Bookmarks for November 9th

posted by Row Three Staff

The Conglomerate in Action

09
Nov
2009

What we’ve been reading over the past week or so.

  • Paranormal Activity Will Not Save American Horror
    Paranormal Activity isn’t the beginning of a horror revolution, it’s the first financially positive after-effect from the ‘revolution’ 10 years ago. That’s a long time for a good idea to pay off just once. So studios will continue to play it safe, file this away as a fluke (which it is), make the sequel, and continue on with their lives.
  • Best & Worst: Movie Star Websites
    These days, all the chatter online seems to be about social networking – your Twitters, your Facebooks and such. But cinema stars are still maintaining websites hoping to entice fans to follow their work/buy crap with their name or face on it and pimp their latest musings. We decided to trawl the depths of the magical intarwebs to take a look at some of the cream of the crop – and some that are just rotten.
  • Why The Hell Was “Christmas Carol” Released Now?!?!
    Doesn’t it make more sense for Disney’s “A Christmas Carol” to be released closer to the more appropriate holiday?
  • Mainstream Media attention to new doc COLLAPSE is attention-worthy itself
    What’s incontrovertible is that we’re right now living through the giddiest age of apocalyptic cultural ferment that any of us have ever experienced. I think it’s safe to say that it tops the ones that accompanied the turn of the 20th century, and the advent of World Wars I and II, and the Depression era, and the social and cultural upheavals and meltdowns of the sixties and seventies, and the turn of the 21st century.
  • Artistic Childrens Films Are Getting Darker these days
    …where the regressive infantilism of grown-up comedies and action pictures is answered by a grave precocity. A movie like “Where the Wild Things Are” or “Fantastic Mr. Fox” play a kind of reverse dress-up, disguising adult anxieties in the costumes of innocent make-believe and fanciful spectacle. [...] The impulse to protect children from these kinds of stories is understandable. Like adults, they experience plenty of hard feelings in their daily lives and they may want, as we do, to use movies and books as a form of escape. Bright colors, easy lessons and thrilling rides that end safely and predictably on terra firma have their place. But so, surely, do representations of the grimmer, thornier thickets of experience. That’s what art is, and surely our children deserve some of that too. Which includes movies that elicit displeasure and argument along with rapture.
  • Michael Haneke Uncut
    Talking shop, theory, and practice with the director of The White Ribbon, Cache, Time of The Wolf, Code Unknown, Funny Games and Benny’s Video.
  • Fight Club @ 10
    The secret to the enduring allure of “Fight Club” may be that it is, as Mr. Norton put it, quoting Mr. Fincher, “a serious film made by deeply unserious people.” In other words, a film as willing to take on profound questions as it is to laugh at and contradict itself: what is “Fight Club” if not the most fashionable commercial imaginable for anti-materialism? A movie of big ideas and abundant ambiguities, it can be read and reread in many ways.
  • Zhang says ‘Blood Simple’ has shades of [Stephen] Chow
    Zhang said his new film has shades of Chow’s signature nonsensical humor, but doesn’t go as far as the Hong Kong comedian known for “Shaolin Soccer” and “Kung Fu Hustle.” “There are some parts where we go crazy like Stephen Chow, but we don’t go as crazy,” he said..
  • Top 10 Cameron Crowe Moments
    Personally I’d put the “Tiny Dancer” scene from “Almost Famous” in my top ten scenes of all time, period. But here is CNN’s picks for best Cameron Crowe scenes.
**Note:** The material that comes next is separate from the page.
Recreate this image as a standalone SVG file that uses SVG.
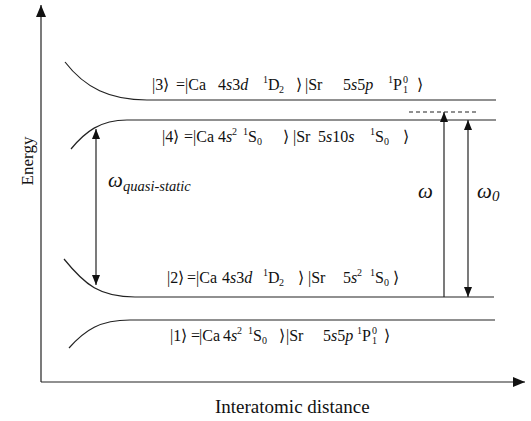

2 response about Bookmarks for November 9th »

  1. I still maintain that the only reason there is a shift to mainstream attention to Ruppert via Collapse is because the documentary is vehemently being sold as a character study, its digestible that way. Also the director is himself not committing to the Peak Oil movement, and is consistently making that distinction in interviews. He is probably sincere, but it does make for a great accidental strategy. Come see a wacky character study and end up blindsided by a persuasive eco-politics argument that joe six-pack would usually not encounter. Such documentaries tend to be criticized for only preaching to the choir, with Collapse, the net is wider, and those going in may be surprised at what they find.

    Comment by Mike Rot — November 9, 2009

  2. Thanks for the link to the A.O. Scott WTWTA article. Great stuff – I need to remember to look for his articles more proactively, because I always enjoy his writing so much. I totally agree with him on the importance of darker children’s fiction. I really get annoyed with the happy-peppy let’s-just-all-be-friends-and-everything-will-be-fine message most kids films take.